Tuesday, February 8, 2011

You never 'really' know what "surreal bathroom encounter" means until you get to college ("Sorry, I've never had to deal with this before; do you want me to call 911 or just get you some paper towels?")

So before I get to the real point of this post I'd like to give a quick facebook status(by this I mean random and brief(snicker snicker)) update: I was in the dining hall today and I realized there was a cappuccino(have you ever noticed how oddly that word is spelled? 2 'p's and 2 'c's) machine.  It took me a couple of minutes to regain my composure, but afterwards I knew I had to carefully consider my options.  Here is a list representing my thoughts on the matter
Magically delicious.
  • Cappuccinos are delicious.
  • "Swiss Mocha" and "French Vanilla" are two of the choices: super delicious.
  • I need caffeine.
  • I think I heard possibly from somewhere or read it or someone told me or I just decided it one day in my imagination that cappuccinos have less caffeine than other coffee drinks.
  • There is also coffee in the dining hall.
  • I like coffee.
  • I will be sure that I have enough caffeine only if I drink coffee.
  • QED: I will get coffee and a cappuccino.
(If you can't tell, I've been taking a class on propositional logic and valid arguments)
(This might be a horrible example of propositional logic)
(I'm really bad at keeping things short)
(I should really consider using footnotes)

So that was basically a really long-winded way of explaining and rationalizing why I consumed an inordinate amount of caffeine at lunch-time today.

Speaking of caffeine/regularly having to deal with extremely long-winded ways of explaining and rationalizing things I already know....
You know what would be really, really, really*(test footnote), really cool and useful?

Imagine going to your 8:00 class. You've had a late night and you're really tired, so you want to maximize the sleep you get.  You want to get up in the morning, get dressed, and immediately go to class.  This includes several assumed sacrifices: no shower***, no breakfast, and most important of all****:*****/******.

Sigh. I think the random thoughts are even more disorienting when they're footnotes(1) Most important of all: you would not get any caffeine. Even with the extra sleep you got, staying alert and awake in class might be a big problem. Making coffee/buying coffee and drinking it in your room/putting it in a to go cup is a big use of time.  My suggestion would fix all of this.

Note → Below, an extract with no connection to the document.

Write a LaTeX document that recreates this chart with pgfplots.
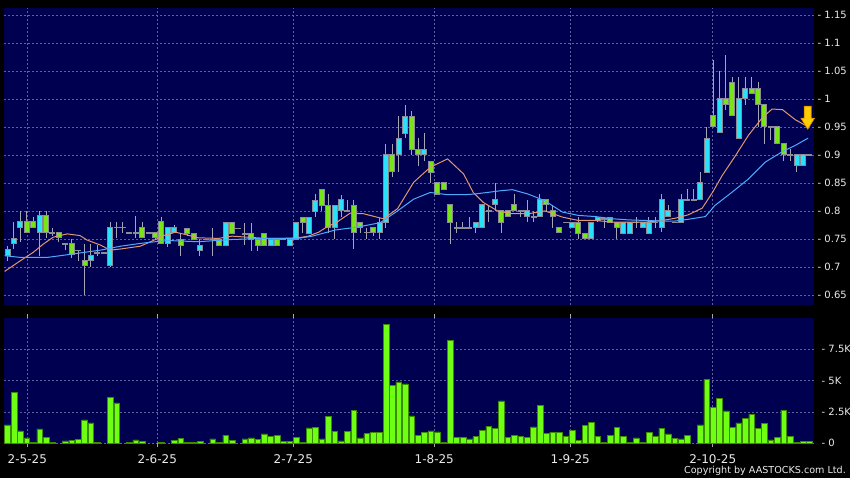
\documentclass[border=0pt]{standalone}
\usepackage{fontspec}
\setmainfont{DejaVu Sans}
\usepackage{pgfplots}
\usepackage{pgfplotstable}
\pgfplotsset{compat=1.18}
\definecolor{navybg}{RGB}{0,0,80}
\definecolor{gridc}{RGB}{95,95,155}
\definecolor{upc}{RGB}{40,225,250}
\definecolor{downc}{RGB}{120,230,20}
\definecolor{outl}{RGB}{140,140,150}
\definecolor{wick}{RGB}{165,165,180}
\definecolor{volc}{RGB}{110,255,20}
\definecolor{vold}{RGB}{60,140,0}
\definecolor{maorange}{RGB}{225,150,110}
\definecolor{mablue}{RGB}{80,170,250}
\definecolor{arrowy}{RGB}{255,205,0}
\definecolor{arrowo}{RGB}{220,140,0}
\definecolor{labc}{RGB}{235,235,235}

\pgfdeclareplotmark{dnarrow}{%
  \pgfpathmoveto{\pgfpoint{0pt}{0pt}}%
  \pgfpathlineto{\pgfpoint{6.8pt}{11pt}}%
  \pgfpathlineto{\pgfpoint{3.5pt}{11pt}}%
  \pgfpathlineto{\pgfpoint{3.5pt}{23pt}}%
  \pgfpathlineto{\pgfpoint{-3.5pt}{23pt}}%
  \pgfpathlineto{\pgfpoint{-3.5pt}{11pt}}%
  \pgfpathlineto{\pgfpoint{-6.8pt}{11pt}}%
  \pgfpathclose
  \pgfusepathqfillstroke
}

% up candles (close > open)
\pgfplotstableread{
i o h l c
0 0.721 0.738 0.710 0.732
1 0.741 0.780 0.732 0.751
2 0.771 0.800 0.745 0.781
5 0.761 0.800 0.720 0.791
13 0.711 0.741 0.700 0.721
16 0.702 0.780 0.700 0.771
25 0.741 0.771 0.735 0.771
26 0.761 0.775 0.760 0.771
30 0.729 0.749 0.719 0.739
34 0.739 0.779 0.739 0.779
41 0.739 0.749 0.739 0.749
44 0.739 0.749 0.739 0.749
45 0.749 0.779 0.749 0.779
47 0.760 0.789 0.760 0.789
48 0.799 0.830 0.789 0.819
51 0.771 0.810 0.750 0.810
52 0.800 0.828 0.790 0.820
58 0.761 0.787 0.750 0.780
59 0.780 0.920 0.770 0.900
61 0.900 0.970 0.870 0.930
62 0.939 0.989 0.930 0.969
65 0.900 0.940 0.890 0.910
73 0.770 0.780 0.760 0.780
74 0.770 0.811 0.770 0.811
76 0.811 0.850 0.800 0.820
81 0.790 0.820 0.780 0.800
83 0.790 0.830 0.790 0.820
88 0.770 0.780 0.770 0.780
91 0.750 0.780 0.750 0.780
92 0.783 0.790 0.780 0.789
96 0.760 0.780 0.760 0.780
97 0.760 0.780 0.760 0.780
99 0.770 0.780 0.770 0.780
100 0.760 0.790 0.760 0.780
102 0.771 0.830 0.762 0.820
103 0.790 0.810 0.790 0.800
105 0.780 0.830 0.780 0.820
108 0.820 0.870 0.820 0.850
109 0.869 0.950 0.869 0.930
111 0.940 1.050 0.940 1.000
114 0.930 1.040 0.930 1.000
115 1.000 1.040 0.990 1.019
123 0.881 0.900 0.870 0.900
124 0.881 0.900 0.881 0.900
}\up

% down candles (close < open)
\pgfplotstableread{
i o h l c
3 0.781 0.800 0.760 0.761
4 0.781 0.790 0.771 0.771
6 0.791 0.800 0.752 0.761
8 0.761 0.761 0.745 0.752
10 0.741 0.750 0.716 0.722
12 0.711 0.741 0.650 0.702
21 0.771 0.780 0.752 0.752
23 0.761 0.761 0.750 0.752
24 0.781 0.790 0.741 0.741
27 0.749 0.760 0.720 0.739
28 0.769 0.769 0.755 0.760
29 0.759 0.760 0.749 0.749
33 0.749 0.749 0.739 0.739
35 0.779 0.779 0.760 0.760
38 0.759 0.779 0.729 0.749
39 0.749 0.749 0.729 0.739
40 0.759 0.759 0.739 0.739
42 0.749 0.749 0.739 0.739
46 0.789 0.789 0.760 0.779
49 0.839 0.839 0.800 0.810
50 0.810 0.830 0.760 0.770
54 0.810 0.820 0.732 0.762
55 0.780 0.780 0.760 0.770
57 0.770 0.770 0.755 0.761
60 0.900 0.920 0.860 0.870
63 0.969 0.979 0.900 0.910
64 0.910 0.930 0.880 0.900
66 0.888 0.890 0.850 0.869
67 0.850 0.850 0.830 0.830
68 0.850 0.850 0.839 0.839
69 0.811 0.811 0.741 0.780
77 0.800 0.800 0.760 0.780
78 0.800 0.800 0.790 0.790
79 0.811 0.830 0.800 0.800
84 0.820 0.820 0.800 0.811
85 0.800 0.810 0.770 0.790
86 0.770 0.770 0.761 0.761
89 0.780 0.790 0.750 0.760
90 0.760 0.760 0.750 0.750
94 0.789 0.790 0.780 0.780
95 0.780 0.780 0.750 0.770
110 0.970 1.070 0.950 0.950
112 1.000 1.078 0.980 0.990
113 1.029 1.040 0.970 0.970
116 1.019 1.040 1.010 1.010
117 1.019 1.030 0.950 0.990
118 0.990 0.990 0.920 0.950
120 0.950 0.950 0.920 0.920
121 0.920 0.920 0.890 0.900
}\down

% flat candles (close = open)
\pgfplotstableread{
i o h l c
7 0.761 0.770 0.755 0.761
9 0.741 0.741 0.730 0.741
11 0.730 0.730 0.710 0.730
14 0.725 0.740 0.720 0.725
15 0.725 0.725 0.725 0.725
17 0.771 0.780 0.752 0.771
18 0.771 0.780 0.760 0.771
19 0.761 0.761 0.761 0.761
20 0.761 0.791 0.752 0.761
22 0.761 0.761 0.761 0.761
31 0.749 0.749 0.749 0.749
32 0.749 0.769 0.719 0.749
36 0.769 0.769 0.769 0.769
37 0.759 0.779 0.739 0.759
43 0.749 0.749 0.749 0.749
53 0.800 0.820 0.800 0.800
56 0.762 0.770 0.750 0.762
70 0.770 0.780 0.760 0.770
71 0.770 0.780 0.770 0.770
72 0.770 0.790 0.770 0.770
75 0.800 0.811 0.780 0.800
80 0.800 0.800 0.790 0.800
82 0.790 0.800 0.780 0.790
87 0.780 0.780 0.780 0.780
93 0.786 0.790 0.770 0.786
98 0.780 0.790 0.770 0.780
101 0.780 0.790 0.770 0.780
104 0.780 0.780 0.780 0.780
106 0.820 0.840 0.820 0.820
107 0.820 0.840 0.820 0.820
119 0.950 0.950 0.927 0.950
122 0.900 0.910 0.890 0.900
125 0.900 0.900 0.900 0.900
}\flat

% volume in thousands
\pgfplotstableread{
i v
0 1.46
1 4.04
2 0.98
3 0.43
4 0.08
5 1.14
6 0.50
7 0.08
9 0.19
10 0.21
11 0.32
12 1.86
13 1.62
14 0.08
16 3.64
17 3.22
19 0.05
20 0.27
21 0.13
24 0.05
26 0.21
27 0.37
28 0.08
29 0.08
30 0.16
32 0.35
33 0.10
34 0.66
35 0.24
37 0.35
38 0.43
39 0.29
40 0.74
41 0.53
42 0.64
43 0.16
44 0.13
45 0.50
46 0.10
47 1.22
48 1.28
49 0.35
50 2.15
51 0.96
52 0.19
53 0.96
54 2.63
55 0.43
56 0.77
57 0.88
58 0.85
59 9.44
60 4.63
61 4.89
62 4.73
63 2.18
64 0.64
65 0.85
66 0.98
67 0.90
68 0.10
69 8.16
70 0.50
71 0.48
72 0.35
73 0.53
74 1.01
75 1.36
76 1.17
77 3.38
78 0.48
79 0.61
80 0.58
81 0.50
82 1.30
83 3.03
84 0.77
85 0.88
86 0.85
87 0.58
88 1.01
89 0.24
90 1.44
91 1.68
92 0.53
93 0.05
94 0.66
95 1.28
96 0.53
97 0.08
98 0.43
99 0.05
100 0.88
101 0.58
102 1.20
103 0.74
104 0.40
105 0.35
106 0.64
108 1.46
109 5.08
110 2.87
111 3.59
112 2.58
113 1.28
114 1.63
115 1.97
116 2.31
117 1.17
118 1.57
119 0.27
120 0.45
121 2.63
122 0.56
123 0.08
124 0.16
125 0.16
}\vol

\pgfplotsset{
  wicks/.style={draw=none, mark=none, forget plot,
    error bars/.cd, y dir=both, y explicit, error mark=none,
    error bar style={draw=wick, line width=1pt}},
  bodyout/.style={draw=none, mark=none, forget plot,
    error bars/.cd, y dir=both, y explicit, error mark=none,
    error bar style={draw=outl, line width=6pt}},
  bodyin/.style={draw=none, mark=none, forget plot,
    error bars/.cd, y dir=both, y explicit, error mark=none,
    error bar style={draw=#1, line width=4pt}},
  panel/.style={scale only axis, axis background/.style={fill=navybg},
    axis line style={draw=none},
    xmin=-0.55, xmax=125.65,
    xtick={3.09,23.35,44.55,66.53,87.73,109.94},
    grid=major,
    major grid style={draw=gridc, line width=0.6pt, dash pattern=on 2pt off 2pt},
    yticklabel pos=right,
    yticklabel style={anchor=west, inner sep=0pt, xshift=4pt,
      font=\fontsize{10}{12}\selectfont, text=labc},
    ytick style={draw=none}},
}

\begin{document}
\begin{tikzpicture}[x=1pt,y=1pt]
\useasboundingbox (0,0) rectangle (850,478);
\fill[black] (0,0) rectangle (850,478);

\begin{axis}[panel,
  at={(4pt,173pt)}, anchor=south west,
  width=809.5pt, height=297pt,
  ymin=0.632, ymax=1.1625,
  xticklabels={}, xtick style={draw=none},
  ytick={0.65,0.7,0.75,0.8,0.85,0.9,0.95,1,1.05,1.1,1.15},
  yticklabels={- 0.65,- 0.7,- 0.75,- 0.8,- 0.85,- 0.9,- 0.95,- 1,- 1.05,- 1.1,- 1.15},
  clip=false]
% wicks
\addplot[wicks] table[x=i, y expr={(\thisrow{h}+\thisrow{l})/2}, y error expr={(\thisrow{h}-\thisrow{l})/2}] {\up};
\addplot[wicks] table[x=i, y expr={(\thisrow{h}+\thisrow{l})/2}, y error expr={(\thisrow{h}-\thisrow{l})/2}] {\down};
\addplot[wicks] table[x=i, y expr={(\thisrow{h}+\thisrow{l})/2}, y error expr={(\thisrow{h}-\thisrow{l})/2}] {\flat};
% body outlines
\addplot[bodyout] table[x=i, y expr={(\thisrow{o}+\thisrow{c})/2}, y error expr={abs(\thisrow{c}-\thisrow{o})/2+0.0009}] {\up};
\addplot[bodyout] table[x=i, y expr={(\thisrow{o}+\thisrow{c})/2}, y error expr={abs(\thisrow{c}-\thisrow{o})/2+0.0009}] {\down};
\addplot[bodyout] table[x=i, y expr={(\thisrow{o}+\thisrow{c})/2}, y error expr={0.0009}] {\flat};
% body fills
\addplot[bodyin=upc] table[x=i, y expr={(\thisrow{o}+\thisrow{c})/2}, y error expr={abs(\thisrow{c}-\thisrow{o})/2-0.0009}] {\up};
\addplot[bodyin=downc] table[x=i, y expr={(\thisrow{o}+\thisrow{c})/2}, y error expr={abs(\thisrow{c}-\thisrow{o})/2-0.0009}] {\down};
% moving averages
\addplot[maorange, line width=1pt, mark=none] coordinates {
(-0.45,0.692) (2.0,0.711) (4.0,0.726) (5.6,0.741) (7.1,0.753) (9.3,0.759) (11.3,0.756) (12.4,0.748) (14.5,0.739) (16.0,0.730) (17.6,0.732) (20.7,0.737) (22.7,0.747) (24.3,0.756) (26.2,0.762) (27.7,0.758) (29.7,0.752) (32.9,0.751) (35.0,0.755) (37.5,0.753) (40.2,0.751) (42.8,0.751) (45.3,0.752) (46.9,0.755) (48.5,0.762) (50.0,0.773) (51.1,0.778) (53.4,0.796) (55.5,0.795) (58.6,0.786) (60.8,0.804) (63.3,0.851) (65.9,0.878) (68.6,0.893) (71.1,0.866) (72.6,0.833) (74.2,0.815) (76.4,0.800) (78.7,0.795) (81.2,0.795) (83.8,0.800) (86.5,0.789) (89.0,0.783) (91.6,0.783) (94.3,0.780) (96.8,0.780) (99.4,0.780) (102.1,0.783) (104.1,0.787) (106.1,0.793) (108.3,0.805) (109.9,0.833) (111.4,0.863) (113.5,0.899) (115.5,0.935) (117.7,0.967) (119.2,0.982) (120.8,0.981) (122.8,0.963) (124.7,0.951)
};
\addplot[mablue, line width=1pt, mark=none] coordinates {
(-0.45,0.720) (2.0,0.717) (6.2,0.717) (8.2,0.720) (11.3,0.725) (14.5,0.730) (17.6,0.737) (20.7,0.742) (23.8,0.746) (25.4,0.747) (29.7,0.745) (35.0,0.749) (40.2,0.751) (45.3,0.751) (47.5,0.755) (49.5,0.761) (51.1,0.766) (54.5,0.771) (58.1,0.779) (60.8,0.800) (63.3,0.821) (65.9,0.833) (68.6,0.829) (71.1,0.829) (72.6,0.830) (74.8,0.833) (76.8,0.836) (78.7,0.838) (81.2,0.830) (83.8,0.818) (86.5,0.798) (89.0,0.792) (91.6,0.790) (94.3,0.786) (96.8,0.784) (99.4,0.783) (102.1,0.782) (104.1,0.782) (106.1,0.785) (108.8,0.790) (110.3,0.810) (112.9,0.833) (115.5,0.857) (118.1,0.887) (120.8,0.906) (122.8,0.917) (124.8,0.930)
};
% marker arrow
\addplot[only marks, mark=dnarrow, mark options={fill=arrowy, draw=arrowo, line width=0.6pt}] coordinates {(124.75,0.946)};
\end{axis}

\begin{axis}[panel,
  at={(4pt,34.7pt)}, anchor=south west,
  width=809.5pt, height=125.3pt,
  ymin=0, ymax=9.97,
  xticklabels={2-5-25,2-6-25,2-7-25,1-8-25,1-9-25,2-10-25},
  xticklabel style={anchor=north, inner sep=0pt, yshift=-7pt,
    font=\fontsize{12}{14}\selectfont, text=labc},
  xtick style={draw=wick, line width=0.8pt},
  tick align=outside, major tick length=4pt,
  ytick={0,2.5,5,7.5},
  yticklabels={- 0,- 2.5K,- 5K,- 7.5K}]
\addplot[ybar, bar width=0.88, fill=volc, draw=vold, line width=0.5pt] table[x=i, y=v] {\vol};
\end{axis}

\node[anchor=base east, text=labc, font=\fontsize{9.6}{11}\selectfont, inner sep=0pt] at (846,4.3) {Copyright by AASTOCKS.com Ltd.};
\end{tikzpicture}
\end{document}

Incredibly convenient and magically delicious.
Chocolate covered espresso beans is already an invention, even though I'm not sure where you can find them on UNC campus.  If they're cheap and available in large supply, I want to buy a ton of them.  Then I can have a little ziplock baggie(2) full of caffeine with me at all times.  If I start getting sleepy after lunch during Religion lecture, I can just snack on a couple more!  They're delicious *and* useful!






Okay, done with caffeine tangent; what was I supposed to be talking about?

Oh, right.

Oops.

* be sure to read this as written, pronouncing** every comma
** can you pronounce a comma? Does that make sense?
*** or any other regular morning hygienic activities
**** Can a sentence include 2 colons? With one being inside the list started by the other?
***** Would I put the asterisks behind or before the colon?
****** I feel like these asterisks are just as disruptive as random parenthesis*******, especially when you have to count them to figure out where the footnote is and I have to go to a completely different part of the post to actually document my "footnote thought".  I'm now changing the footnote mark to make it so you don't have to count all the asterisks, this should be easier.
******* parentheses??? parenthesis???
(1) at least for me
(2) hahahahaha "baggie"


This footnote thing may or may not be continued...

1 comment:

  1. Hahaha well I would say to ditch the footnotes next post but they were very ingenious for this post. Although annoying and ridiculous and especially annoying there were entertaining for the minute I read your post.

    Now to get to the real response to your dilemma…the library. Why can’t Carolina create a morning time station in every library? Who hasn’t sleep overnight on a couch in the library? Then you want to shower, brush your teeth, and use the general purpose of the bathroom when you wake up; so why not has a shower or two in the library bathrooms along with a toothbrush, toothpaste, and shampoo dispenser? Carolina can make money off the commodities sales and people will make better grades because just like we learned in class today sleeping around books causes some weird form of osmosis and you get crazy smart. What is not to love; we would have smarter students and more hygienic students as well.